Working below deck plays an important part in fishing. All emergency lighting was tested, ensuring that power supply was available from both generators. Smoke and heat detectors were tested, and confirmed to be linked to the relevant sirens. There is a lot of difference in finding one’s way around when in darkness, and the availability of luminescent signage was important.
Holly Anne’s fuel tanks were checked for contamination, along with the condition of the steel for any signs of metal fatigue. After this, the cold storage rooms were given the once-over, checking the lower and upper sensors of the bilge pumps to see if they were operating correctly.
The engineroom emergency cut-off valves were checked, along with any visible spills or leakages, as well as the exhaust manifolds and relevant control panels.
Once the survey was over, Roger Gee and Charles Blyth wrote up their findings, and went through the vessel’s certificates and legal documents with Sean Irvine. Sean was also given the new official logbook. This is required to be completed by the skipper of vessels of over 16.8m, so that any incidents with the crew, accommodation, or any other associated vessels are documented, if needed as evidence in any legal case.
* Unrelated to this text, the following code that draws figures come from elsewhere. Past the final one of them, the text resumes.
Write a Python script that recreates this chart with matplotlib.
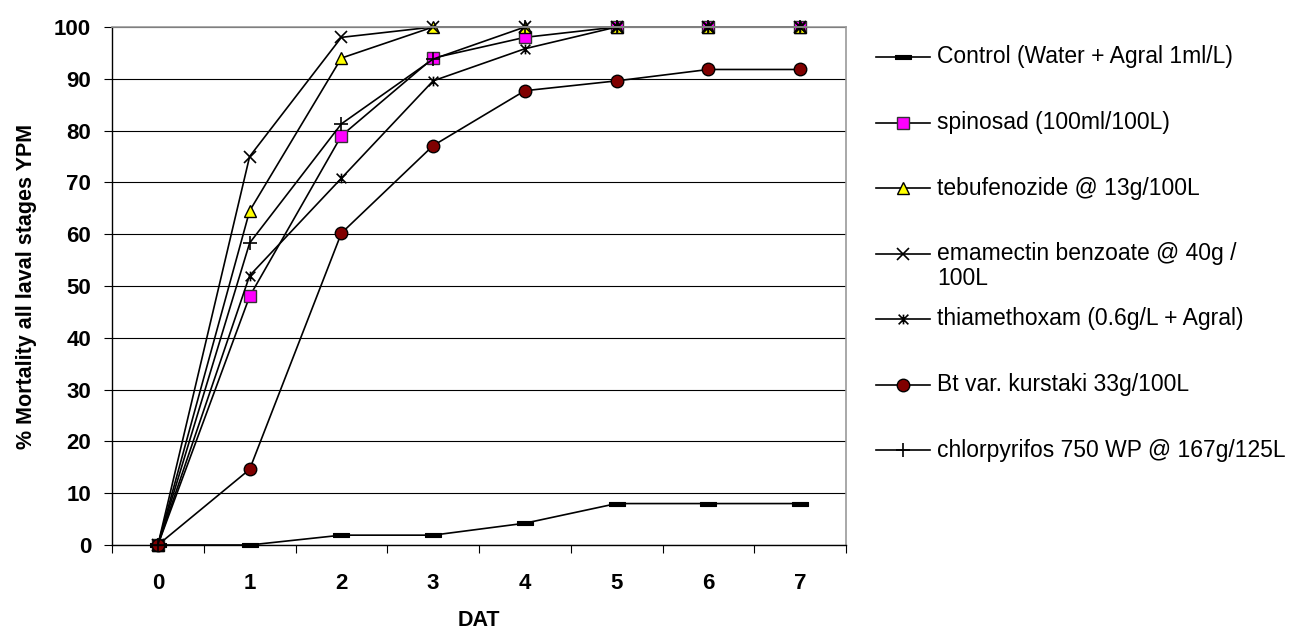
import matplotlib
matplotlib.use("Agg")
import matplotlib.pyplot as plt
import numpy as np
from matplotlib.path import Path

plt.rcParams["font.family"] = ["Liberation Sans", "DejaVu Sans"]

# Days after treatment
dat = [0, 1, 2, 3, 4, 5, 6, 7]

# % mortality per treatment
control = [0, 0, 1.9, 1.9, 4.2, 8, 8, 8]
spinosad = [0, 48, 79, 94, 98, 100, 100, 100]
tebufenozide = [0, 64.5, 94, 100, 100, 100, 100, 100]
emamectin = [0, 75, 98, 100, 100, 100, 100, 100]
thiamethoxam = [0, 52, 70.8, 89.6, 95.8, 100, 100, 100]
bt_kurstaki = [0, 14.6, 60.2, 77.1, 87.7, 89.6, 91.8, 91.8]
chlorpyrifos = [0, 58.3, 81.3, 93.8, 100, 100, 100, 100]

labels = [
    "Control (Water + Agral 1ml/L)",
    "spinosad (100ml/100L)",
    "tebufenozide @ 13g/100L",
    "emamectin benzoate @ 40g /\n100L",
    "thiamethoxam (0.6g/L + Agral)",
    "Bt var. kurstaki 33g/100L",
    "chlorpyrifos 750 WP @ 167g/125L",
]
series = [control, spinosad, tebufenozide, emamectin, thiamethoxam, bt_kurstaki, chlorpyrifos]

# Excel style markers
bar_marker = Path([(-1.5, -0.45), (1.5, -0.45), (1.5, 0.45), (-1.5, 0.45), (-1.5, -0.45)],
                  [Path.MOVETO, Path.LINETO, Path.LINETO, Path.LINETO, Path.CLOSEPOLY])
star_marker = Path([(-1, -1), (1, 1), (-1, 1), (1, -1), (0, -1), (0, 1)],
                   [Path.MOVETO, Path.LINETO, Path.MOVETO, Path.LINETO, Path.MOVETO, Path.LINETO])

styles = [
    dict(marker=bar_marker, markersize=11, markerfacecolor="black", markeredgecolor="black", markeredgewidth=0.8),
    dict(marker="s", markersize=8.5, markerfacecolor="#ff00ff", markeredgecolor="#333333", markeredgewidth=1.0),
    dict(marker="^", markersize=9, markerfacecolor="#ffff00", markeredgecolor="black", markeredgewidth=1.0),
    dict(marker="x", markersize=9, markeredgecolor="black", markeredgewidth=1.2),
    dict(marker=star_marker, markersize=7, markeredgecolor="black", markeredgewidth=1.2),
    dict(marker="o", markersize=9, markerfacecolor="#800000", markeredgecolor="black", markeredgewidth=1.0),
    dict(marker="+", markersize=10, markeredgecolor="black", markeredgewidth=1.2),
]

fig = plt.figure(figsize=(13.1, 6.35), dpi=100)
ax = fig.add_axes([112 / 1310, 90 / 635, 734 / 1310, 518 / 635])

for vals, st in zip(series, styles):
    ax.plot(dat, vals, color="black", linewidth=1.2, clip_on=False, **st)

ax.set_xlim(-0.5, 7.5)
ax.set_ylim(0, 100)
ax.set_yticks(np.arange(0, 101, 10))
ax.set_xticks(dat)
ax.set_xticks(np.arange(-0.5, 8, 1), minor=True)
ax.yaxis.grid(True, color="black", linewidth=0.8)
ax.tick_params(axis="x", which="major", length=0, pad=20, labelsize=16)
ax.tick_params(axis="x", which="minor", length=6, width=0.8, direction="out")
ax.tick_params(axis="y", length=6, width=0.8, pad=9, labelsize=16)
for lab in ax.get_xticklabels() + ax.get_yticklabels():
    lab.set_fontweight("bold")

for side in ["top", "right"]:
    ax.spines[side].set_color("#999999")
    ax.spines[side].set_linewidth(1.2)
for side in ["left", "bottom"]:
    ax.spines[side].set_color("black")
    ax.spines[side].set_linewidth(1.0)

ax.set_xlabel("DAT", fontsize=15.5, fontweight="bold", labelpad=12)
ax.set_ylabel("% Mortality all laval stages YPM", fontsize=15.5, fontweight="bold", labelpad=12)

# Manual legend on the right, in pixel units
lax = fig.add_axes([0, 0, 1, 1], facecolor="none")
lax.set_xlim(0, 1310)
lax.set_ylim(635, 0)
lax.axis("off")
row_y = 57
for lab, st in zip(labels, styles):
    lax.plot([876, 930], [row_y, row_y], color="black", linewidth=1.2)
    lax.plot([903], [row_y], linestyle="none", **st)
    lax.text(937, row_y, lab.split("\n")[0], fontsize=16.5, va="center", ha="left")
    if "\n" in lab:
        lax.text(937, row_y + 25, lab.split("\n")[1], fontsize=16.5, va="center", ha="left")
    row_y += 65.5

fig.savefig("out.png", dpi=100)
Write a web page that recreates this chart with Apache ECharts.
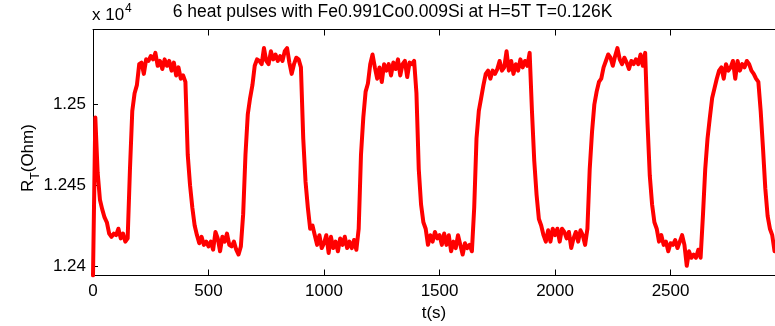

Any issues raised were discussed, and plans were made for them to be sorted before the final inspection clears Holly Anne to return to fishing (which was more a matter of formality).
Help and support
This feature illustrates the fact that MCA surveyors are there to help, and not to obstruct fishermen in their daily tasks. Roger Gee and Charles Blyth are highly respected professionals with a wealth of experience behind them. They are there to make sure that a vessel is safe and secure, that the crew is fully trained, and that their welfare is looked after under ILO 188.
Setting up this feature would not have been possible without the continued support of the MCA media team at Southampton, together with the skippers, owners and crews of the vessels involved.